Data provided >>
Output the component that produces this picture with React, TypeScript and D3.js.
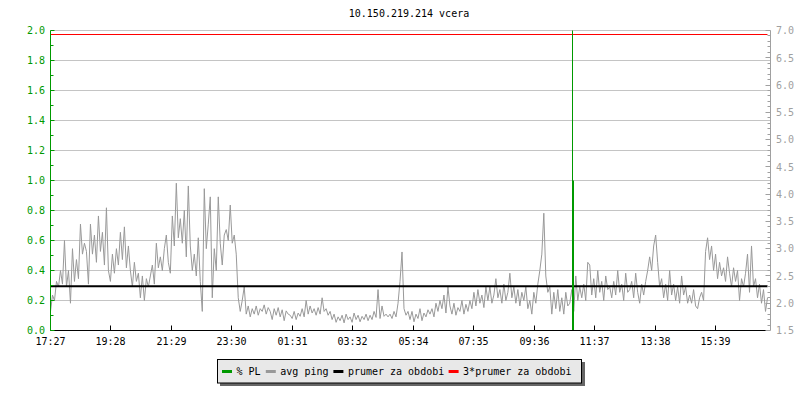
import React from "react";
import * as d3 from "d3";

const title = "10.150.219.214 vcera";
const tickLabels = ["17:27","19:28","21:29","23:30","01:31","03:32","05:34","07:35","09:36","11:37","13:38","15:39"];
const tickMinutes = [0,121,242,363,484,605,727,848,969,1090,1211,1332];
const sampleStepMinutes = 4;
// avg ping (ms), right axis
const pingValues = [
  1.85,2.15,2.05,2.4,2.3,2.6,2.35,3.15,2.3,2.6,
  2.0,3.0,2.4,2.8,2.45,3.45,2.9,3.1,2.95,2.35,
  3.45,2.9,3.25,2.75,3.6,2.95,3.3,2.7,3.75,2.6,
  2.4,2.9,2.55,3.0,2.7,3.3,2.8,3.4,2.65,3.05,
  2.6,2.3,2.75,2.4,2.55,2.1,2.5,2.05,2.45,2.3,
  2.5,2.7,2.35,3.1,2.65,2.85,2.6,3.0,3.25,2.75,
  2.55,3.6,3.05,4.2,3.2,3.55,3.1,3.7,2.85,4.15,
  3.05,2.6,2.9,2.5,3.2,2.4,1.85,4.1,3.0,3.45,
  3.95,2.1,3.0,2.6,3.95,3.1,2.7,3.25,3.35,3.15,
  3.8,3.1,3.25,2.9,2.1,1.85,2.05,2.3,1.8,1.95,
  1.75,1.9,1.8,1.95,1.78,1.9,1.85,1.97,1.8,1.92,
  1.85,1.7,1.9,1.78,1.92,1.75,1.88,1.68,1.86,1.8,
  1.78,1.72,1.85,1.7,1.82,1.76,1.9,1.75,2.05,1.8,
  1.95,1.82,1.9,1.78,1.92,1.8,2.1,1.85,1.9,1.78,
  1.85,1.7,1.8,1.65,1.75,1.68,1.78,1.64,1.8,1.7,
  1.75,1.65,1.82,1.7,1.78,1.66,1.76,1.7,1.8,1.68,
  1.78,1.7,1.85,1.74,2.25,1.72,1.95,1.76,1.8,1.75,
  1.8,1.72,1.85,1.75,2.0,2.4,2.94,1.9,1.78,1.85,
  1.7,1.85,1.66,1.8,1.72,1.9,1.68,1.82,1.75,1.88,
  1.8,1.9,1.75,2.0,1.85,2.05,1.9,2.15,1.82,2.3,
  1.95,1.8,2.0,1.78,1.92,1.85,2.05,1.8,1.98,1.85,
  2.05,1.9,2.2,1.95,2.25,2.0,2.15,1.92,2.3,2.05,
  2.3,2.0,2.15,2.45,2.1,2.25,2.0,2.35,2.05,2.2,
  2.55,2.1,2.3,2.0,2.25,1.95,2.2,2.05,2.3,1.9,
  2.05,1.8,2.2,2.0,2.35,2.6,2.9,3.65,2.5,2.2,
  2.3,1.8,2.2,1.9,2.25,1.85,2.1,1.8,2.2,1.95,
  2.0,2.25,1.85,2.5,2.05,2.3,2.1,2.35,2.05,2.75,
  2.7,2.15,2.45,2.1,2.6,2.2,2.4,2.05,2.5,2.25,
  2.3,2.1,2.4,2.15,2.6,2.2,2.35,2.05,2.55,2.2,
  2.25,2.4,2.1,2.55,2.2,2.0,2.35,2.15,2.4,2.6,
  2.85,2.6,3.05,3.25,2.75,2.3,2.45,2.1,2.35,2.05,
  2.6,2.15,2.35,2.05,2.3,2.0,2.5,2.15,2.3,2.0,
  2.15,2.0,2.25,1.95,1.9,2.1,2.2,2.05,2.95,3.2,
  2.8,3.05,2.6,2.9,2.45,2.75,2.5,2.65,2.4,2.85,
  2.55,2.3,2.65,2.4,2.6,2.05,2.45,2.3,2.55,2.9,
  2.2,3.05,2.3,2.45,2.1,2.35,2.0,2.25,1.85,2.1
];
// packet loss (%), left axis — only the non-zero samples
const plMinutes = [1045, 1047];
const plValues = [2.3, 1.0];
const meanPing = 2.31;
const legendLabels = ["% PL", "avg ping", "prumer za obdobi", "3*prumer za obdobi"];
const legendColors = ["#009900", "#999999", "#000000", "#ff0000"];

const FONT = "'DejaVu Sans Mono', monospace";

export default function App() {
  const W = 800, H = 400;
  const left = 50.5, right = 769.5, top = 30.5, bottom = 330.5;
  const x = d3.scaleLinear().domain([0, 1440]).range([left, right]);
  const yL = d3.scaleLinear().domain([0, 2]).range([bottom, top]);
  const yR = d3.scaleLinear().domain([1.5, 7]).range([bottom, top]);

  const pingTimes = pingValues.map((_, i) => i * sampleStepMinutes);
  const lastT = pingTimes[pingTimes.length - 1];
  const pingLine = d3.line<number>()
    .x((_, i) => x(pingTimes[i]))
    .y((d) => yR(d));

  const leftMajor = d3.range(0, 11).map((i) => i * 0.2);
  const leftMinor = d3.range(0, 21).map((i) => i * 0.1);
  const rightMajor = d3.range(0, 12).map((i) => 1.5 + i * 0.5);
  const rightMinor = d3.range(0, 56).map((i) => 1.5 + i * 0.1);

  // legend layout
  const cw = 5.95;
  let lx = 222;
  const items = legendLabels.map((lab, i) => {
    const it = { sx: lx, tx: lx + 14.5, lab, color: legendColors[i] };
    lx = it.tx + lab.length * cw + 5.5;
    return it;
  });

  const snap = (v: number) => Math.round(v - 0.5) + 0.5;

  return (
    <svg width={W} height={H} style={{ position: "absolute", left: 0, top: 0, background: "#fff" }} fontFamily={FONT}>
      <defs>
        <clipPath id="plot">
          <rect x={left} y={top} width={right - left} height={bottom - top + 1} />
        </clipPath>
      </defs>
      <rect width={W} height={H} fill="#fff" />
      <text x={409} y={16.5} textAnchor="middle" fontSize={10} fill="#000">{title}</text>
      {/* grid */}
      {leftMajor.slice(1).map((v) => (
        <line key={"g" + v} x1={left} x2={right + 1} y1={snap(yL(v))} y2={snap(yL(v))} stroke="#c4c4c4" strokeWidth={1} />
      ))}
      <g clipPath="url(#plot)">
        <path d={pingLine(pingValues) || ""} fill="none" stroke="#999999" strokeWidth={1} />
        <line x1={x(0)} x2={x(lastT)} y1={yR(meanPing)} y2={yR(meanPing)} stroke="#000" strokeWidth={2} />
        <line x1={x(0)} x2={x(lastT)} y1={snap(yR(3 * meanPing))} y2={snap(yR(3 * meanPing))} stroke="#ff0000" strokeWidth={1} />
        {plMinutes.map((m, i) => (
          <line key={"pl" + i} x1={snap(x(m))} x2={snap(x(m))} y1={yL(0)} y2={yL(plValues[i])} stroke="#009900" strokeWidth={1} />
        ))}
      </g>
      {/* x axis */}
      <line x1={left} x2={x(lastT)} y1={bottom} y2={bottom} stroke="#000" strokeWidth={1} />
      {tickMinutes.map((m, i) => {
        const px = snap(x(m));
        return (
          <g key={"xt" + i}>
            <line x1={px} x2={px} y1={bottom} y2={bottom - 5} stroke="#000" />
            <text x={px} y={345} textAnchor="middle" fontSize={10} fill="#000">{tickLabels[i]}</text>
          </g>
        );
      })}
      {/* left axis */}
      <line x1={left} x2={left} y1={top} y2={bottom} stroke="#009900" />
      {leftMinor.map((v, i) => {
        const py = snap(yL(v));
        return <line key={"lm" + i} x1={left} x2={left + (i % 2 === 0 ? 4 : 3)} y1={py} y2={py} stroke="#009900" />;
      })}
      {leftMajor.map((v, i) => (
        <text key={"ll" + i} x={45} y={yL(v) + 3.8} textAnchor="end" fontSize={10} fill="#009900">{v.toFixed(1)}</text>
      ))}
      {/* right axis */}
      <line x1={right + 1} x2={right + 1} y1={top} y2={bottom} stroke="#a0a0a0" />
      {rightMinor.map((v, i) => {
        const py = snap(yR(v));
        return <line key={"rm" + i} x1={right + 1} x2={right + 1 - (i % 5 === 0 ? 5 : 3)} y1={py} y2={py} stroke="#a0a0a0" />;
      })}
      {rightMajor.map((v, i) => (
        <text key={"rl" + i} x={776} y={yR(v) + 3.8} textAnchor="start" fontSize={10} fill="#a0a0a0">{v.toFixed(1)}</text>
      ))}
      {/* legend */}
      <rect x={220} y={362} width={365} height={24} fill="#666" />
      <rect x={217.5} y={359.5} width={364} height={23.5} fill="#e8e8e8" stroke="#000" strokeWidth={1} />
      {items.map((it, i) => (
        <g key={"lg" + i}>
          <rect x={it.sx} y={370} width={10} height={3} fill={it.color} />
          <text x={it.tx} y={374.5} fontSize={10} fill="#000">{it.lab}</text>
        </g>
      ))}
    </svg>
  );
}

The problem >>
Write out exactly the opening lines of the data, stopping after the line that holds "import * as". Exclude pictures.

Finished answer >>
Output the component that produces this picture with React, TypeScript and D3.js.
import React from "react";
import * as d3 from "d3";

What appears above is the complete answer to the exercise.